Our adventure, and Jim's, begins at the Admiral Benbow Inn on the English coast in the mid 1700s. The visit of various seamen to the inn, one with a chest containing a treasure map, leads to 22 men and women and a parrot getting on to a sailing ship and heading for a distant island where a great treasure is supposed to be hidden. The disturbances and disasters mentioned earlier take place before the much depleted company returns to the place it started out from.

There's no harm in revealing the ending of the play, for in a chat with The Gleaner Palace Amusement's Managing Director Douglas Graham explained that National Theatre Live plays cannot be reshown in Jamaica. Happily, that is not the case with the other special types of shows that his company brings to audiences here - operas from New York's Metropolitan Opera Company and Russia's Bolshoi ballets.

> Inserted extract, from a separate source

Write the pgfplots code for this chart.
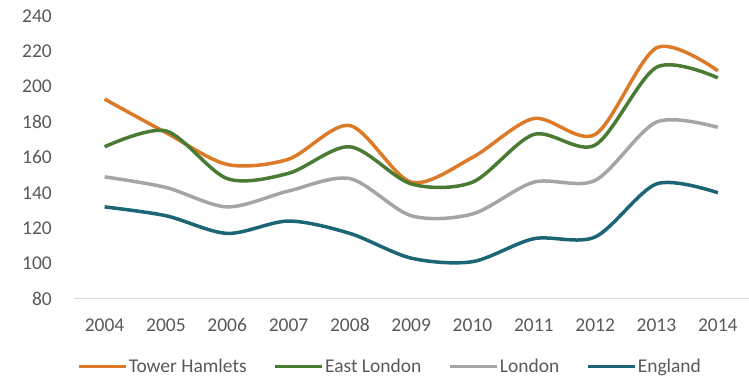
\documentclass[border=0pt]{standalone}
\usepackage{pgfplots}
\pgfplotsset{compat=1.18}
\usepackage{fontspec}
\setmainfont{Carlito}
\definecolor{cTH}{HTML}{DD7A28}
\definecolor{cEL}{HTML}{4A7B33}
\definecolor{cLO}{HTML}{A5A5A5}
\definecolor{cEN}{HTML}{1B6574}
\definecolor{cTxt}{HTML}{595959}
\definecolor{cAx}{HTML}{D9D9D9}
\begin{document}
\begin{tikzpicture}
\begin{axis}[
  scale only axis, width=675bp, height=283bp,
  xmin=2003.5, xmax=2014.5, ymin=80, ymax=240,
  xtick={2004,...,2014}, ytick={80,100,...,240},
  axis x line*=bottom, axis y line*=left,
  y axis line style={draw=none},
  x axis line style={draw=cAx, line width=1bp},
  major tick length=0pt,
  /pgf/number format/1000 sep={},
  /pgf/number format/assume math mode=true,
  tick label style={font=\fontsize{19.5bp}{23bp}\selectfont, text=cTxt},
  xticklabel style={anchor=base, inner sep=0pt, yshift=-33bp},
  yticklabel style={anchor=east, inner sep=0pt, xshift=-22bp},
  legend columns=4,
  legend style={draw=none, fill=none, at={(0.468,-0.24)}, anchor=center,
    font=\fontsize{19.5bp}{23bp}\selectfont, text=cTxt,
    /tikz/every even column/.append style={column sep=26bp},
    inner sep=0pt, nodes={inner sep=1bp}},
  legend image code/.code={\draw[#1, line width=3.5bp] (0bp,0bp) -- (47bp,0bp);},
  every axis plot/.append style={line width=3.5bp, smooth, tension=0.5},
]
\addplot[cTH] coordinates {(2004,193) (2005,174) (2006,156) (2007,159) (2008,178) (2009,146) (2010,160) (2011,182) (2012,173) (2013,222) (2014,209)};
\addplot[cEL] coordinates {(2004,166) (2005,175) (2006,148) (2007,151) (2008,166) (2009,145) (2010,146) (2011,173) (2012,167) (2013,211) (2014,205)};
\addplot[cLO] coordinates {(2004,149) (2005,143) (2006,132) (2007,141) (2008,148) (2009,127) (2010,128) (2011,146) (2012,147) (2013,180) (2014,177)};
\addplot[cEN] coordinates {(2004,132) (2005,127) (2006,117) (2007,124) (2008,117) (2009,103) (2010,101) (2011,114) (2012,115) (2013,145) (2014,140)};
\legend{Tower Hamlets, East London, London, England}
\end{axis}
\path ([shift={(-74bp,-80bp)}]current axis.south west) rectangle ([shift={(0bp,16bp)}]current axis.north east);
\end{tikzpicture}
\end{document}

Rating the popularity of the three offerings, Graham said that the most popular are the Bolshoi ballets. Next come the National Theatre Live plays, then, third, the operas. Still, he said, the better-known operas have attracted good audiences and he was expecting that the popular Madame Butterfly, which is to be screened soon, will pull in better-than-average numbers.

Also coming shortly are the following National Theatre Live productions by renowned playwrights: Behind the Beautiful Forevers by David Hare (April 12), The Hard Problem by Tom Stoppard (May 10), and Man and Superman by George Bernard Shaw (June 7).